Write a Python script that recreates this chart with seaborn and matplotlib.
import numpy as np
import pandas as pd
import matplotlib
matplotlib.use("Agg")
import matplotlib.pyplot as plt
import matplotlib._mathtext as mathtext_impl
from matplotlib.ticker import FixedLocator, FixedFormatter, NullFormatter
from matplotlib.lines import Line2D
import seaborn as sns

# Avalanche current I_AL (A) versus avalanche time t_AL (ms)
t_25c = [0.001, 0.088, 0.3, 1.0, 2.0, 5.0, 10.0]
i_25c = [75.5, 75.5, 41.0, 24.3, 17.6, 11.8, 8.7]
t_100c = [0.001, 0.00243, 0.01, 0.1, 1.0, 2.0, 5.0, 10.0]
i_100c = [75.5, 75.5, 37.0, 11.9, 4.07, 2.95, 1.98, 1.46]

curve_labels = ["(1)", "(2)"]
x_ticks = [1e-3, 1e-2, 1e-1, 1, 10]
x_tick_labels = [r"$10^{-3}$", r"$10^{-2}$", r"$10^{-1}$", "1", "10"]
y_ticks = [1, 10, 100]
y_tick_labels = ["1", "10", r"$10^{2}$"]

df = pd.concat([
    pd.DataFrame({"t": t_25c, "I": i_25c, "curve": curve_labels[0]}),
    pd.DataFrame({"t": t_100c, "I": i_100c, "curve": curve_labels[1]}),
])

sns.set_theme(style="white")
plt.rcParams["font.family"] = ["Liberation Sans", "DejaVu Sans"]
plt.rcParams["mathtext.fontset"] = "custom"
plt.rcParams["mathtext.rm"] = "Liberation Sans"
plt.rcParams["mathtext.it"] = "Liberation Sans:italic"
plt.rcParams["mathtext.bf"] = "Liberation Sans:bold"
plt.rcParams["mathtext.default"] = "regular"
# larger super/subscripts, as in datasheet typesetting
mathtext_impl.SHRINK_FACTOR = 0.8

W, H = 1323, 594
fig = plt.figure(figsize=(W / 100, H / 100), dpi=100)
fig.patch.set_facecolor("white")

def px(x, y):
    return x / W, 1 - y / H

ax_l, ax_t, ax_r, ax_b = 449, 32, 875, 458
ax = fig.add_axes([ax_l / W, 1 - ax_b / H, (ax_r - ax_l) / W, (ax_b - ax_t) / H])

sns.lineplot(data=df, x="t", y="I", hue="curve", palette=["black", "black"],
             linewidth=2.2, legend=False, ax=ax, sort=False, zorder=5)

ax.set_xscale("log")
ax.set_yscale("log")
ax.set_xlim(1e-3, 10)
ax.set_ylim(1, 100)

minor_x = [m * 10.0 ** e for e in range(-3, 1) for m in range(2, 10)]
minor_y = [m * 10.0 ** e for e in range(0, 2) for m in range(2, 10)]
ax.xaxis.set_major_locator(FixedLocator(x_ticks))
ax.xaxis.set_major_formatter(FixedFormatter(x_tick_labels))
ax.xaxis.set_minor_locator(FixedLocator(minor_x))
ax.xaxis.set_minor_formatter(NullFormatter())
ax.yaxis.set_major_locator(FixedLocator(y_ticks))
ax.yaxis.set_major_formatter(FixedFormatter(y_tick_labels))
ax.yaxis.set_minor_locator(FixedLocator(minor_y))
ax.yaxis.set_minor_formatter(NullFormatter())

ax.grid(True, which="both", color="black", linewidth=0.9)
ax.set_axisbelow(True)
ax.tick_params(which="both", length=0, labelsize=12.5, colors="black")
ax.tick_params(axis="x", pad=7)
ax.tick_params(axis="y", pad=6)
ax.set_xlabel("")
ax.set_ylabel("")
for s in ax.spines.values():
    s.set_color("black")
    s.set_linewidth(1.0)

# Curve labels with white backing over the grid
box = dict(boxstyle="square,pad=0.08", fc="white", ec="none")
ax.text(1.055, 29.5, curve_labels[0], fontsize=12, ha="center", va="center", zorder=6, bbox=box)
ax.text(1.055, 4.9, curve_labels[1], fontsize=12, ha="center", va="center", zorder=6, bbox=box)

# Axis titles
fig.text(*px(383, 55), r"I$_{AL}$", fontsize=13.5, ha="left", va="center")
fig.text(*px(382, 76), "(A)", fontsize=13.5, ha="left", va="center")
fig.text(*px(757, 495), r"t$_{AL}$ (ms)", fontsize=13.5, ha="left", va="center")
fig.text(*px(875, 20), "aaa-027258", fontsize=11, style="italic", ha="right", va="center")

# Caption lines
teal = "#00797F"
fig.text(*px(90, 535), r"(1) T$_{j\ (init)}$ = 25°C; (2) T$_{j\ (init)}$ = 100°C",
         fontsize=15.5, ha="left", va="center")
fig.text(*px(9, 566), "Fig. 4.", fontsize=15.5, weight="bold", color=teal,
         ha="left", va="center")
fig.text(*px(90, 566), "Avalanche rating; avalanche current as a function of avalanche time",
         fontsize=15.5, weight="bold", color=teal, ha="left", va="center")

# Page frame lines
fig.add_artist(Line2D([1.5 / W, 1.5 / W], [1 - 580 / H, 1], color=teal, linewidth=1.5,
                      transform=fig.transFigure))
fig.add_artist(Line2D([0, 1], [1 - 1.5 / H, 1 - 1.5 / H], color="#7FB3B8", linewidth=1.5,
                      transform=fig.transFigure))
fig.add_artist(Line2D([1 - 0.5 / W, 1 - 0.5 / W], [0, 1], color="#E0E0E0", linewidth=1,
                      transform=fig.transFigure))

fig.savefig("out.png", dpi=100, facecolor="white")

Required task
Retype the whole listing, matching it exactly.

Answer in full
Write a Python script that recreates this chart with seaborn and matplotlib.
import numpy as np
import pandas as pd
import matplotlib
matplotlib.use("Agg")
import matplotlib.pyplot as plt
import matplotlib._mathtext as mathtext_impl
from matplotlib.ticker import FixedLocator, FixedFormatter, NullFormatter
from matplotlib.lines import Line2D
import seaborn as sns

# Avalanche current I_AL (A) versus avalanche time t_AL (ms)
t_25c = [0.001, 0.088, 0.3, 1.0, 2.0, 5.0, 10.0]
i_25c = [75.5, 75.5, 41.0, 24.3, 17.6, 11.8, 8.7]
t_100c = [0.001, 0.00243, 0.01, 0.1, 1.0, 2.0, 5.0, 10.0]
i_100c = [75.5, 75.5, 37.0, 11.9, 4.07, 2.95, 1.98, 1.46]

curve_labels = ["(1)", "(2)"]
x_ticks = [1e-3, 1e-2, 1e-1, 1, 10]
x_tick_labels = [r"$10^{-3}$", r"$10^{-2}$", r"$10^{-1}$", "1", "10"]
y_ticks = [1, 10, 100]
y_tick_labels = ["1", "10", r"$10^{2}$"]

df = pd.concat([
    pd.DataFrame({"t": t_25c, "I": i_25c, "curve": curve_labels[0]}),
    pd.DataFrame({"t": t_100c, "I": i_100c, "curve": curve_labels[1]}),
])

sns.set_theme(style="white")
plt.rcParams["font.family"] = ["Liberation Sans", "DejaVu Sans"]
plt.rcParams["mathtext.fontset"] = "custom"
plt.rcParams["mathtext.rm"] = "Liberation Sans"
plt.rcParams["mathtext.it"] = "Liberation Sans:italic"
plt.rcParams["mathtext.bf"] = "Liberation Sans:bold"
plt.rcParams["mathtext.default"] = "regular"
# larger super/subscripts, as in datasheet typesetting
mathtext_impl.SHRINK_FACTOR = 0.8

W, H = 1323, 594
fig = plt.figure(figsize=(W / 100, H / 100), dpi=100)
fig.patch.set_facecolor("white")

def px(x, y):
    return x / W, 1 - y / H

ax_l, ax_t, ax_r, ax_b = 449, 32, 875, 458
ax = fig.add_axes([ax_l / W, 1 - ax_b / H, (ax_r - ax_l) / W, (ax_b - ax_t) / H])

sns.lineplot(data=df, x="t", y="I", hue="curve", palette=["black", "black"],
             linewidth=2.2, legend=False, ax=ax, sort=False, zorder=5)

ax.set_xscale("log")
ax.set_yscale("log")
ax.set_xlim(1e-3, 10)
ax.set_ylim(1, 100)

minor_x = [m * 10.0 ** e for e in range(-3, 1) for m in range(2, 10)]
minor_y = [m * 10.0 ** e for e in range(0, 2) for m in range(2, 10)]
ax.xaxis.set_major_locator(FixedLocator(x_ticks))
ax.xaxis.set_major_formatter(FixedFormatter(x_tick_labels))
ax.xaxis.set_minor_locator(FixedLocator(minor_x))
ax.xaxis.set_minor_formatter(NullFormatter())
ax.yaxis.set_major_locator(FixedLocator(y_ticks))
ax.yaxis.set_major_formatter(FixedFormatter(y_tick_labels))
ax.yaxis.set_minor_locator(FixedLocator(minor_y))
ax.yaxis.set_minor_formatter(NullFormatter())

ax.grid(True, which="both", color="black", linewidth=0.9)
ax.set_axisbelow(True)
ax.tick_params(which="both", length=0, labelsize=12.5, colors="black")
ax.tick_params(axis="x", pad=7)
ax.tick_params(axis="y", pad=6)
ax.set_xlabel("")
ax.set_ylabel("")
for s in ax.spines.values():
    s.set_color("black")
    s.set_linewidth(1.0)

# Curve labels with white backing over the grid
box = dict(boxstyle="square,pad=0.08", fc="white", ec="none")
ax.text(1.055, 29.5, curve_labels[0], fontsize=12, ha="center", va="center", zorder=6, bbox=box)
ax.text(1.055, 4.9, curve_labels[1], fontsize=12, ha="center", va="center", zorder=6, bbox=box)

# Axis titles
fig.text(*px(383, 55), r"I$_{AL}$", fontsize=13.5, ha="left", va="center")
fig.text(*px(382, 76), "(A)", fontsize=13.5, ha="left", va="center")
fig.text(*px(757, 495), r"t$_{AL}$ (ms)", fontsize=13.5, ha="left", va="center")
fig.text(*px(875, 20), "aaa-027258", fontsize=11, style="italic", ha="right", va="center")

# Caption lines
teal = "#00797F"
fig.text(*px(90, 535), r"(1) T$_{j\ (init)}$ = 25°C; (2) T$_{j\ (init)}$ = 100°C",
         fontsize=15.5, ha="left", va="center")
fig.text(*px(9, 566), "Fig. 4.", fontsize=15.5, weight="bold", color=teal,
         ha="left", va="center")
fig.text(*px(90, 566), "Avalanche rating; avalanche current as a function of avalanche time",
         fontsize=15.5, weight="bold", color=teal, ha="left", va="center")

# Page frame lines
fig.add_artist(Line2D([1.5 / W, 1.5 / W], [1 - 580 / H, 1], color=teal, linewidth=1.5,
                      transform=fig.transFigure))
fig.add_artist(Line2D([0, 1], [1 - 1.5 / H, 1 - 1.5 / H], color="#7FB3B8", linewidth=1.5,
                      transform=fig.transFigure))
fig.add_artist(Line2D([1 - 0.5 / W, 1 - 0.5 / W], [0, 1], color="#E0E0E0", linewidth=1,
                      transform=fig.transFigure))

fig.savefig("out.png", dpi=100, facecolor="white")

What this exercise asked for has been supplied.